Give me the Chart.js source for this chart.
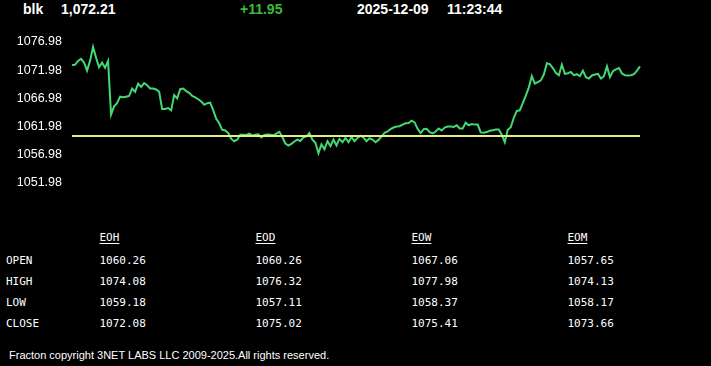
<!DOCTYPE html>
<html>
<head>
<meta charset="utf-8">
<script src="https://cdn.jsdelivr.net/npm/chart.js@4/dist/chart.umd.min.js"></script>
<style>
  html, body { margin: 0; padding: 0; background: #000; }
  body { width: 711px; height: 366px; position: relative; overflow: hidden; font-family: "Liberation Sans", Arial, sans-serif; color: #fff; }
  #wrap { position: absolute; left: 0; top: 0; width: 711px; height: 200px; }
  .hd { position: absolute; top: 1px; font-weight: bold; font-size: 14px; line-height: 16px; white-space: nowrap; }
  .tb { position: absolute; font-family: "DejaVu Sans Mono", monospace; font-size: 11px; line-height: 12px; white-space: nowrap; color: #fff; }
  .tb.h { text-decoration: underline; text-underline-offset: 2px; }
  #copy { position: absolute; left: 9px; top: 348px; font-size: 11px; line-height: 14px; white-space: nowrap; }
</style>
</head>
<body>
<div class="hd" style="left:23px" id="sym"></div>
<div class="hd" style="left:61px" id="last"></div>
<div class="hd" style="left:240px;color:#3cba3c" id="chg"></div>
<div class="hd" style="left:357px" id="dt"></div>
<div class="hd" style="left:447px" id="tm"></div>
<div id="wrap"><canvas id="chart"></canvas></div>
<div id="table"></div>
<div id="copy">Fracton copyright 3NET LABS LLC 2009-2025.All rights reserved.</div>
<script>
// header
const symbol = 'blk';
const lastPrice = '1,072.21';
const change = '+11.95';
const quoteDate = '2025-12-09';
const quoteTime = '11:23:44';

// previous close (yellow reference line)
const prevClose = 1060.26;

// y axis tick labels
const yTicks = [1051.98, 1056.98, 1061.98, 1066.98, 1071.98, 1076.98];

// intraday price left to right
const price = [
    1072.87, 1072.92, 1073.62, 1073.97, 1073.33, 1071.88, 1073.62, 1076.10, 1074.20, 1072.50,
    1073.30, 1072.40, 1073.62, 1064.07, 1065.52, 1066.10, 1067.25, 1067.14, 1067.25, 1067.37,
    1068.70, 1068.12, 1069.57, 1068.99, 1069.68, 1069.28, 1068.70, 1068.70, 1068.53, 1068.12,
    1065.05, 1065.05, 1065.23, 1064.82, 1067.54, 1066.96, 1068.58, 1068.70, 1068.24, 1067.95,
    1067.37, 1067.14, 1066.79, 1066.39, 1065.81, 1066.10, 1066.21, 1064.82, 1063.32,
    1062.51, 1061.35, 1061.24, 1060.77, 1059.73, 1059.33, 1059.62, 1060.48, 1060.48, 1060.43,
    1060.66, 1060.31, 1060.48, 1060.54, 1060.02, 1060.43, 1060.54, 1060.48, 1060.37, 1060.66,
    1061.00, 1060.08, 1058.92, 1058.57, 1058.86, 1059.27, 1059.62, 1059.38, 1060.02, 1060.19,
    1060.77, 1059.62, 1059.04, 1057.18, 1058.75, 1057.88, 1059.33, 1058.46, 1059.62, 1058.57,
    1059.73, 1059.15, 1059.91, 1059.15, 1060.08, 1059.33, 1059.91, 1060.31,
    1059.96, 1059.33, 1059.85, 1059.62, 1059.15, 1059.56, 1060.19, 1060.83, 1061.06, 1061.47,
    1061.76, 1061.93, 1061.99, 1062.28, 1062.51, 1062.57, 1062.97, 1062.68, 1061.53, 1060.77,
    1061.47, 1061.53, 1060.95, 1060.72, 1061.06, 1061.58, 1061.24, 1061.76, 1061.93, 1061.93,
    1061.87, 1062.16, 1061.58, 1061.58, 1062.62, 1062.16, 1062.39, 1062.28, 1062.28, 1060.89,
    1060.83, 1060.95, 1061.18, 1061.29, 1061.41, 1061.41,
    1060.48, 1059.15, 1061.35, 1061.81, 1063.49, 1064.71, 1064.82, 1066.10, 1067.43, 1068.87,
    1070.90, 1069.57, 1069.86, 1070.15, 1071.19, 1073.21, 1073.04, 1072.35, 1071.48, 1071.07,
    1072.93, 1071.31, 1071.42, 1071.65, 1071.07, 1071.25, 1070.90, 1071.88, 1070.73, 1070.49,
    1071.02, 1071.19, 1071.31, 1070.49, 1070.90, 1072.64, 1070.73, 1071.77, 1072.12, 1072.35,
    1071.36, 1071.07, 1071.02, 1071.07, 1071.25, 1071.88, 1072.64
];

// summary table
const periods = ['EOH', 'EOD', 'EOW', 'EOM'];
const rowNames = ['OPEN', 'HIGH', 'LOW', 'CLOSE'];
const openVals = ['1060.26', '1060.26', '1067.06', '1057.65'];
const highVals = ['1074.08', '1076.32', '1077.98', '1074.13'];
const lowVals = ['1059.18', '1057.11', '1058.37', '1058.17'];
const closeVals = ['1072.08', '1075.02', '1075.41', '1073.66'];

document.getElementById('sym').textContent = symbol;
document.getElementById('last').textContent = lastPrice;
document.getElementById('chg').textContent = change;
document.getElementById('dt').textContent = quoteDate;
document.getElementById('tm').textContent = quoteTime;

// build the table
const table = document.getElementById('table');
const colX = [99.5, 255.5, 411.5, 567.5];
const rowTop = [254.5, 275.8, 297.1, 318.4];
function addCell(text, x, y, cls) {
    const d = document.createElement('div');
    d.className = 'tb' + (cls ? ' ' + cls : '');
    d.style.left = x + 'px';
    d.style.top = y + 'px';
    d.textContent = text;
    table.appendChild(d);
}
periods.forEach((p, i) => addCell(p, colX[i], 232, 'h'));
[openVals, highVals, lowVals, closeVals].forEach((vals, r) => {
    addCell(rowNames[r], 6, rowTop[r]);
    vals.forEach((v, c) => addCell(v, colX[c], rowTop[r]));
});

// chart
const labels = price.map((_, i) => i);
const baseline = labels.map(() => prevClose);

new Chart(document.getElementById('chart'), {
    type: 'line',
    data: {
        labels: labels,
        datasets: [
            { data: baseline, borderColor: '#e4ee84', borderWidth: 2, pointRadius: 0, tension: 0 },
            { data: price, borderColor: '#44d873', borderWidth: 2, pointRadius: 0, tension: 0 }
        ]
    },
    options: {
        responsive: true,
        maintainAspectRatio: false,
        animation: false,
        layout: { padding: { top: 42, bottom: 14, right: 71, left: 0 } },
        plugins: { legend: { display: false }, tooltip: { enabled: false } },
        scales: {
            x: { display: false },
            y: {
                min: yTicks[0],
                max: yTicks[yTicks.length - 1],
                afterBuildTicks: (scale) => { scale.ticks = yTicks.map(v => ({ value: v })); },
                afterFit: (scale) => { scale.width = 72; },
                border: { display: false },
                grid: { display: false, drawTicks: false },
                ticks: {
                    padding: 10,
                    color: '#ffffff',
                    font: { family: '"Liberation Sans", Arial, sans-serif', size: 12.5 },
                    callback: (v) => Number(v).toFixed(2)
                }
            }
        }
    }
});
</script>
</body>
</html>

Challenge:
Write out the data precisely as given, excluding the pictures.

Solved problem:
Give me the Chart.js source for this chart.
<!DOCTYPE html>
<html>
<head>
<meta charset="utf-8">
<script src="https://cdn.jsdelivr.net/npm/chart.js@4/dist/chart.umd.min.js"></script>
<style>
  html, body { margin: 0; padding: 0; background: #000; }
  body { width: 711px; height: 366px; position: relative; overflow: hidden; font-family: "Liberation Sans", Arial, sans-serif; color: #fff; }
  #wrap { position: absolute; left: 0; top: 0; width: 711px; height: 200px; }
  .hd { position: absolute; top: 1px; font-weight: bold; font-size: 14px; line-height: 16px; white-space: nowrap; }
  .tb { position: absolute; font-family: "DejaVu Sans Mono", monospace; font-size: 11px; line-height: 12px; white-space: nowrap; color: #fff; }
  .tb.h { text-decoration: underline; text-underline-offset: 2px; }
  #copy { position: absolute; left: 9px; top: 348px; font-size: 11px; line-height: 14px; white-space: nowrap; }
</style>
</head>
<body>
<div class="hd" style="left:23px" id="sym"></div>
<div class="hd" style="left:61px" id="last"></div>
<div class="hd" style="left:240px;color:#3cba3c" id="chg"></div>
<div class="hd" style="left:357px" id="dt"></div>
<div class="hd" style="left:447px" id="tm"></div>
<div id="wrap"><canvas id="chart"></canvas></div>
<div id="table"></div>
<div id="copy">Fracton copyright 3NET LABS LLC 2009-2025.All rights reserved.</div>
<script>
// header
const symbol = 'blk';
const lastPrice = '1,072.21';
const change = '+11.95';
const quoteDate = '2025-12-09';
const quoteTime = '11:23:44';

// previous close (yellow reference line)
const prevClose = 1060.26;

// y axis tick labels
const yTicks = [1051.98, 1056.98, 1061.98, 1066.98, 1071.98, 1076.98];

// intraday price left to right
const price = [
    1072.87, 1072.92, 1073.62, 1073.97, 1073.33, 1071.88, 1073.62, 1076.10, 1074.20, 1072.50,
    1073.30, 1072.40, 1073.62, 1064.07, 1065.52, 1066.10, 1067.25, 1067.14, 1067.25, 1067.37,
    1068.70, 1068.12, 1069.57, 1068.99, 1069.68, 1069.28, 1068.70, 1068.70, 1068.53, 1068.12,
    1065.05, 1065.05, 1065.23, 1064.82, 1067.54, 1066.96, 1068.58, 1068.70, 1068.24, 1067.95,
    1067.37, 1067.14, 1066.79, 1066.39, 1065.81, 1066.10, 1066.21, 1064.82, 1063.32,
    1062.51, 1061.35, 1061.24, 1060.77, 1059.73, 1059.33, 1059.62, 1060.48, 1060.48, 1060.43,
    1060.66, 1060.31, 1060.48, 1060.54, 1060.02, 1060.43, 1060.54, 1060.48, 1060.37, 1060.66,
    1061.00, 1060.08, 1058.92, 1058.57, 1058.86, 1059.27, 1059.62, 1059.38, 1060.02, 1060.19,
    1060.77, 1059.62, 1059.04, 1057.18, 1058.75, 1057.88, 1059.33, 1058.46, 1059.62, 1058.57,
    1059.73, 1059.15, 1059.91, 1059.15, 1060.08, 1059.33, 1059.91, 1060.31,
    1059.96, 1059.33, 1059.85, 1059.62, 1059.15, 1059.56, 1060.19, 1060.83, 1061.06, 1061.47,
    1061.76, 1061.93, 1061.99, 1062.28, 1062.51, 1062.57, 1062.97, 1062.68, 1061.53, 1060.77,
    1061.47, 1061.53, 1060.95, 1060.72, 1061.06, 1061.58, 1061.24, 1061.76, 1061.93, 1061.93,
    1061.87, 1062.16, 1061.58, 1061.58, 1062.62, 1062.16, 1062.39, 1062.28, 1062.28, 1060.89,
    1060.83, 1060.95, 1061.18, 1061.29, 1061.41, 1061.41,
    1060.48, 1059.15, 1061.35, 1061.81, 1063.49, 1064.71, 1064.82, 1066.10, 1067.43, 1068.87,
    1070.90, 1069.57, 1069.86, 1070.15, 1071.19, 1073.21, 1073.04, 1072.35, 1071.48, 1071.07,
    1072.93, 1071.31, 1071.42, 1071.65, 1071.07, 1071.25, 1070.90, 1071.88, 1070.73, 1070.49,
    1071.02, 1071.19, 1071.31, 1070.49, 1070.90, 1072.64, 1070.73, 1071.77, 1072.12, 1072.35,
    1071.36, 1071.07, 1071.02, 1071.07, 1071.25, 1071.88, 1072.64
];

// summary table
const periods = ['EOH', 'EOD', 'EOW', 'EOM'];
const rowNames = ['OPEN', 'HIGH', 'LOW', 'CLOSE'];
const openVals = ['1060.26', '1060.26', '1067.06', '1057.65'];
const highVals = ['1074.08', '1076.32', '1077.98', '1074.13'];
const lowVals = ['1059.18', '1057.11', '1058.37', '1058.17'];
const closeVals = ['1072.08', '1075.02', '1075.41', '1073.66'];

document.getElementById('sym').textContent = symbol;
document.getElementById('last').textContent = lastPrice;
document.getElementById('chg').textContent = change;
document.getElementById('dt').textContent = quoteDate;
document.getElementById('tm').textContent = quoteTime;

// build the table
const table = document.getElementById('table');
const colX = [99.5, 255.5, 411.5, 567.5];
const rowTop = [254.5, 275.8, 297.1, 318.4];
function addCell(text, x, y, cls) {
    const d = document.createElement('div');
    d.className = 'tb' + (cls ? ' ' + cls : '');
    d.style.left = x + 'px';
    d.style.top = y + 'px';
    d.textContent = text;
    table.appendChild(d);
}
periods.forEach((p, i) => addCell(p, colX[i], 232, 'h'));
[openVals, highVals, lowVals, closeVals].forEach((vals, r) => {
    addCell(rowNames[r], 6, rowTop[r]);
    vals.forEach((v, c) => addCell(v, colX[c], rowTop[r]));
});

// chart
const labels = price.map((_, i) => i);
const baseline = labels.map(() => prevClose);

new Chart(document.getElementById('chart'), {
    type: 'line',
    data: {
        labels: labels,
        datasets: [
            { data: baseline, borderColor: '#e4ee84', borderWidth: 2, pointRadius: 0, tension: 0 },
            { data: price, borderColor: '#44d873', borderWidth: 2, pointRadius: 0, tension: 0 }
        ]
    },
    options: {
        responsive: true,
        maintainAspectRatio: false,
        animation: false,
        layout: { padding: { top: 42, bottom: 14, right: 71, left: 0 } },
        plugins: { legend: { display: false }, tooltip: { enabled: false } },
        scales: {
            x: { display: false },
            y: {
                min: yTicks[0],
                max: yTicks[yTicks.length - 1],
                afterBuildTicks: (scale) => { scale.ticks = yTicks.map(v => ({ value: v })); },
                afterFit: (scale) => { scale.width = 72; },
                border: { display: false },
                grid: { display: false, drawTicks: false },
                ticks: {
                    padding: 10,
                    color: '#ffffff',
                    font: { family: '"Liberation Sans", Arial, sans-serif', size: 12.5 },
                    callback: (v) => Number(v).toFixed(2)
                }
            }
        }
    }
});
</script>
</body>
</html>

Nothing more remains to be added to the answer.